### Aim of the task
Transcribe the listing verbatim. Do not carry over any pictures.

### Information provided
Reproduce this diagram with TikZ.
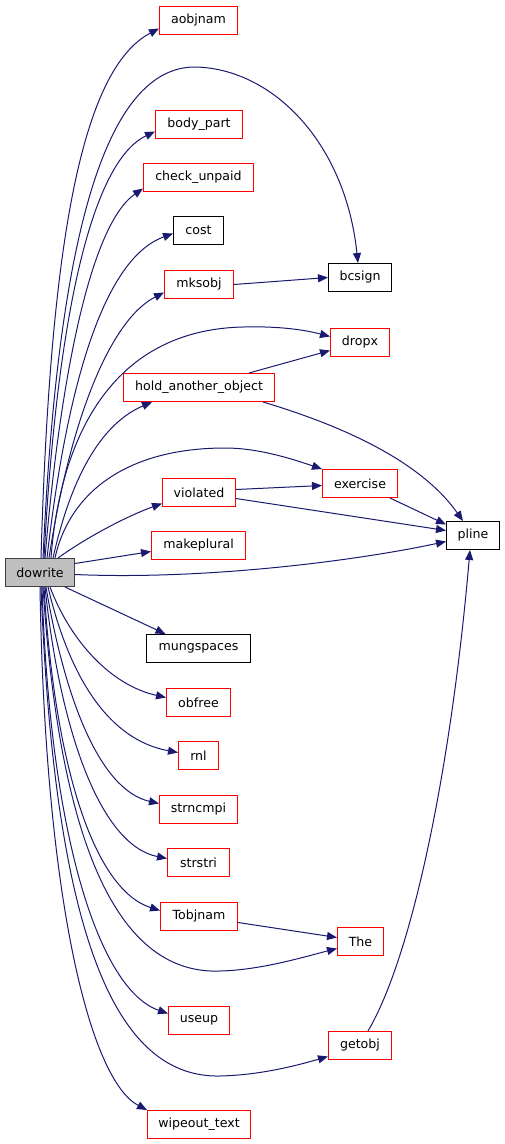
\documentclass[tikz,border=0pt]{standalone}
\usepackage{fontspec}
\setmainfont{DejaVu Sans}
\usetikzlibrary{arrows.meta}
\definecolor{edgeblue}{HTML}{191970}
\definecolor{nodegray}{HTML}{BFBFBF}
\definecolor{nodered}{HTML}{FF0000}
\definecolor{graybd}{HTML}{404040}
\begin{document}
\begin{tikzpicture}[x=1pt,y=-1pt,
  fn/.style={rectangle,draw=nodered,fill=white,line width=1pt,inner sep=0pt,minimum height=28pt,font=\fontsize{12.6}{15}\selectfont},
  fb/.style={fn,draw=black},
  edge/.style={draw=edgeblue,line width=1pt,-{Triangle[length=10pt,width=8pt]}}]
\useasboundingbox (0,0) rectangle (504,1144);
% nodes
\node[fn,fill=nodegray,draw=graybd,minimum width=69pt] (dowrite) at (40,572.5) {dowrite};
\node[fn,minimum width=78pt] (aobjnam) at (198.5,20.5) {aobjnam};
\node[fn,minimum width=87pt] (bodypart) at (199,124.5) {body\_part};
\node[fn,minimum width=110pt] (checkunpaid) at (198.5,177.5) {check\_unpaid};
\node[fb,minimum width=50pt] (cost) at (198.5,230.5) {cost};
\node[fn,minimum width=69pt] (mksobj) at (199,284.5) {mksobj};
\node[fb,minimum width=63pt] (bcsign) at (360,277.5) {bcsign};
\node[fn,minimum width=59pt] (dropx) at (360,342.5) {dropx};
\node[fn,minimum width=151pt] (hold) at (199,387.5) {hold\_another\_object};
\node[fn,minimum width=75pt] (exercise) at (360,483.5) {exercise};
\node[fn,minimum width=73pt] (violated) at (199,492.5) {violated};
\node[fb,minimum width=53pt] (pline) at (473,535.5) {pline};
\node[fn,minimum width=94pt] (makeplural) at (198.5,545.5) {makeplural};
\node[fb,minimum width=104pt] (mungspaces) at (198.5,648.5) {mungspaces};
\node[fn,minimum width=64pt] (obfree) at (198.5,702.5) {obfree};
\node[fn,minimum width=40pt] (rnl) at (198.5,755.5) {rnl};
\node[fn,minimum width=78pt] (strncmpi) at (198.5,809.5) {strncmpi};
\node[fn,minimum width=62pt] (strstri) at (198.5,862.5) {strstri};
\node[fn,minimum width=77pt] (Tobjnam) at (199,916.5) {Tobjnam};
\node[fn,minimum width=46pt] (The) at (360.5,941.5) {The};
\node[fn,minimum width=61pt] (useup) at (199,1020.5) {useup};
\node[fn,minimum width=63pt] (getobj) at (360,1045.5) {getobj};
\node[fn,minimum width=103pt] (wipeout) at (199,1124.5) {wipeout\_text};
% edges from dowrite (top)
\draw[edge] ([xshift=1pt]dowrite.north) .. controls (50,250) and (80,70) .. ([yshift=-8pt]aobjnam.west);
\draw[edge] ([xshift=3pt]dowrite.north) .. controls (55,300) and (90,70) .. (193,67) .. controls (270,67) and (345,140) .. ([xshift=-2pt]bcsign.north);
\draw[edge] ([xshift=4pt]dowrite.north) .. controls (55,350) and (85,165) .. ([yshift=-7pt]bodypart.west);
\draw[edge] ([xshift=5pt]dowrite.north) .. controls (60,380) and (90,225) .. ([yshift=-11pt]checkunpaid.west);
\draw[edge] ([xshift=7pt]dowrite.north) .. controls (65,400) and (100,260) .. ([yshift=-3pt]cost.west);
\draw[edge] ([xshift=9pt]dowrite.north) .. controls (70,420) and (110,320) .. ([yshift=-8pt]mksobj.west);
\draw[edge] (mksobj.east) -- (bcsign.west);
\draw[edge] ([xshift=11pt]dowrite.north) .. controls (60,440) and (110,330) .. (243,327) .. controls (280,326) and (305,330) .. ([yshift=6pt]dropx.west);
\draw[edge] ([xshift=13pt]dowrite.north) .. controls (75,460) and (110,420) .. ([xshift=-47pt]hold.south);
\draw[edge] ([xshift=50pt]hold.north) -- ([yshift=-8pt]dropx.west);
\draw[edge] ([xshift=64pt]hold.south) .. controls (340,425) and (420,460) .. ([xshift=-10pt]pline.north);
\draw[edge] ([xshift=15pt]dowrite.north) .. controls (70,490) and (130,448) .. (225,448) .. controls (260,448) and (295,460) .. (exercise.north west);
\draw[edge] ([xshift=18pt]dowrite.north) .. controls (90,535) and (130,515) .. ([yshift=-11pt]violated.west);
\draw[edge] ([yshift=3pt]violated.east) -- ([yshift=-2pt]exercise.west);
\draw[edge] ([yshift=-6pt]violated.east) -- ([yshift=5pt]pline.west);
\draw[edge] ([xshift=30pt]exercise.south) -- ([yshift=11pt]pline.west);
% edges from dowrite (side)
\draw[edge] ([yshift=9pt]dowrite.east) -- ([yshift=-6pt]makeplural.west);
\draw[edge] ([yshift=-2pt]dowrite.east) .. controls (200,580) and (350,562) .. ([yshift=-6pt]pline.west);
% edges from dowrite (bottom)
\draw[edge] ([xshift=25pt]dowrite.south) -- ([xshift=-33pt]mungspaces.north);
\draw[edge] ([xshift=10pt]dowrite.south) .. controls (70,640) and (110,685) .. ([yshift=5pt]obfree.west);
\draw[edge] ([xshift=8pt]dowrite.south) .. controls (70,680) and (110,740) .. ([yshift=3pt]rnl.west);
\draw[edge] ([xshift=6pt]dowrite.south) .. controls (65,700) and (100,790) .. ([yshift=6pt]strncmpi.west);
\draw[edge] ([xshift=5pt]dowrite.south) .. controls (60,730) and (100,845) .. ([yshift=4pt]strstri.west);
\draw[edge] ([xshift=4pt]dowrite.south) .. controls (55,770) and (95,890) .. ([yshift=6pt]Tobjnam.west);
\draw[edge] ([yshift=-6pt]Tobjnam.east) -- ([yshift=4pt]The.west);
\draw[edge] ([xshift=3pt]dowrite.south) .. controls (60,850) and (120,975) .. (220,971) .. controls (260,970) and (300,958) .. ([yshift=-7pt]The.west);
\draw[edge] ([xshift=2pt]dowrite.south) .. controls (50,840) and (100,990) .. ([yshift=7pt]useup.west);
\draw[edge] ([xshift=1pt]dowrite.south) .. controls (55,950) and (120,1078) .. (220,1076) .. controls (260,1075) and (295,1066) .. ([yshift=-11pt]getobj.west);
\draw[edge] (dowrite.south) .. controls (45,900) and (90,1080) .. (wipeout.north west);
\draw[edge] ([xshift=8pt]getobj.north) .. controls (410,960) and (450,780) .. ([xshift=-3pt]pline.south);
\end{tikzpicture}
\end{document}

### Solution to the problem
Reproduce this diagram with TikZ.
\documentclass[tikz,border=0pt]{standalone}
\usepackage{fontspec}
\setmainfont{DejaVu Sans}
\usetikzlibrary{arrows.meta}
\definecolor{edgeblue}{HTML}{191970}
\definecolor{nodegray}{HTML}{BFBFBF}
\definecolor{nodered}{HTML}{FF0000}
\definecolor{graybd}{HTML}{404040}
\begin{document}
\begin{tikzpicture}[x=1pt,y=-1pt,
  fn/.style={rectangle,draw=nodered,fill=white,line width=1pt,inner sep=0pt,minimum height=28pt,font=\fontsize{12.6}{15}\selectfont},
  fb/.style={fn,draw=black},
  edge/.style={draw=edgeblue,line width=1pt,-{Triangle[length=10pt,width=8pt]}}]
\useasboundingbox (0,0) rectangle (504,1144);
% nodes
\node[fn,fill=nodegray,draw=graybd,minimum width=69pt] (dowrite) at (40,572.5) {dowrite};
\node[fn,minimum width=78pt] (aobjnam) at (198.5,20.5) {aobjnam};
\node[fn,minimum width=87pt] (bodypart) at (199,124.5) {body\_part};
\node[fn,minimum width=110pt] (checkunpaid) at (198.5,177.5) {check\_unpaid};
\node[fb,minimum width=50pt] (cost) at (198.5,230.5) {cost};
\node[fn,minimum width=69pt] (mksobj) at (199,284.5) {mksobj};
\node[fb,minimum width=63pt] (bcsign) at (360,277.5) {bcsign};
\node[fn,minimum width=59pt] (dropx) at (360,342.5) {dropx};
\node[fn,minimum width=151pt] (hold) at (199,387.5) {hold\_another\_object};
\node[fn,minimum width=75pt] (exercise) at (360,483.5) {exercise};
\node[fn,minimum width=73pt] (violated) at (199,492.5) {violated};
\node[fb,minimum width=53pt] (pline) at (473,535.5) {pline};
\node[fn,minimum width=94pt] (makeplural) at (198.5,545.5) {makeplural};
\node[fb,minimum width=104pt] (mungspaces) at (198.5,648.5) {mungspaces};
\node[fn,minimum width=64pt] (obfree) at (198.5,702.5) {obfree};
\node[fn,minimum width=40pt] (rnl) at (198.5,755.5) {rnl};
\node[fn,minimum width=78pt] (strncmpi) at (198.5,809.5) {strncmpi};
\node[fn,minimum width=62pt] (strstri) at (198.5,862.5) {strstri};
\node[fn,minimum width=77pt] (Tobjnam) at (199,916.5) {Tobjnam};
\node[fn,minimum width=46pt] (The) at (360.5,941.5) {The};
\node[fn,minimum width=61pt] (useup) at (199,1020.5) {useup};
\node[fn,minimum width=63pt] (getobj) at (360,1045.5) {getobj};
\node[fn,minimum width=103pt] (wipeout) at (199,1124.5) {wipeout\_text};
% edges from dowrite (top)
\draw[edge] ([xshift=1pt]dowrite.north) .. controls (50,250) and (80,70) .. ([yshift=-8pt]aobjnam.west);
\draw[edge] ([xshift=3pt]dowrite.north) .. controls (55,300) and (90,70) .. (193,67) .. controls (270,67) and (345,140) .. ([xshift=-2pt]bcsign.north);
\draw[edge] ([xshift=4pt]dowrite.north) .. controls (55,350) and (85,165) .. ([yshift=-7pt]bodypart.west);
\draw[edge] ([xshift=5pt]dowrite.north) .. controls (60,380) and (90,225) .. ([yshift=-11pt]checkunpaid.west);
\draw[edge] ([xshift=7pt]dowrite.north) .. controls (65,400) and (100,260) .. ([yshift=-3pt]cost.west);
\draw[edge] ([xshift=9pt]dowrite.north) .. controls (70,420) and (110,320) .. ([yshift=-8pt]mksobj.west);
\draw[edge] (mksobj.east) -- (bcsign.west);
\draw[edge] ([xshift=11pt]dowrite.north) .. controls (60,440) and (110,330) .. (243,327) .. controls (280,326) and (305,330) .. ([yshift=6pt]dropx.west);
\draw[edge] ([xshift=13pt]dowrite.north) .. controls (75,460) and (110,420) .. ([xshift=-47pt]hold.south);
\draw[edge] ([xshift=50pt]hold.north) -- ([yshift=-8pt]dropx.west);
\draw[edge] ([xshift=64pt]hold.south) .. controls (340,425) and (420,460) .. ([xshift=-10pt]pline.north);
\draw[edge] ([xshift=15pt]dowrite.north) .. controls (70,490) and (130,448) .. (225,448) .. controls (260,448) and (295,460) .. (exercise.north west);
\draw[edge] ([xshift=18pt]dowrite.north) .. controls (90,535) and (130,515) .. ([yshift=-11pt]violated.west);
\draw[edge] ([yshift=3pt]violated.east) -- ([yshift=-2pt]exercise.west);
\draw[edge] ([yshift=-6pt]violated.east) -- ([yshift=5pt]pline.west);
\draw[edge] ([xshift=30pt]exercise.south) -- ([yshift=11pt]pline.west);
% edges from dowrite (side)
\draw[edge] ([yshift=9pt]dowrite.east) -- ([yshift=-6pt]makeplural.west);
\draw[edge] ([yshift=-2pt]dowrite.east) .. controls (200,580) and (350,562) .. ([yshift=-6pt]pline.west);
% edges from dowrite (bottom)
\draw[edge] ([xshift=25pt]dowrite.south) -- ([xshift=-33pt]mungspaces.north);
\draw[edge] ([xshift=10pt]dowrite.south) .. controls (70,640) and (110,685) .. ([yshift=5pt]obfree.west);
\draw[edge] ([xshift=8pt]dowrite.south) .. controls (70,680) and (110,740) .. ([yshift=3pt]rnl.west);
\draw[edge] ([xshift=6pt]dowrite.south) .. controls (65,700) and (100,790) .. ([yshift=6pt]strncmpi.west);
\draw[edge] ([xshift=5pt]dowrite.south) .. controls (60,730) and (100,845) .. ([yshift=4pt]strstri.west);
\draw[edge] ([xshift=4pt]dowrite.south) .. controls (55,770) and (95,890) .. ([yshift=6pt]Tobjnam.west);
\draw[edge] ([yshift=-6pt]Tobjnam.east) -- ([yshift=4pt]The.west);
\draw[edge] ([xshift=3pt]dowrite.south) .. controls (60,850) and (120,975) .. (220,971) .. controls (260,970) and (300,958) .. ([yshift=-7pt]The.west);
\draw[edge] ([xshift=2pt]dowrite.south) .. controls (50,840) and (100,990) .. ([yshift=7pt]useup.west);
\draw[edge] ([xshift=1pt]dowrite.south) .. controls (55,950) and (120,1078) .. (220,1076) .. controls (260,1075) and (295,1066) .. ([yshift=-11pt]getobj.west);
\draw[edge] (dowrite.south) .. controls (45,900) and (90,1080) .. (wipeout.north west);
\draw[edge] ([xshift=8pt]getobj.north) .. controls (410,960) and (450,780) .. ([xshift=-3pt]pline.south);
\end{tikzpicture}
\end{document}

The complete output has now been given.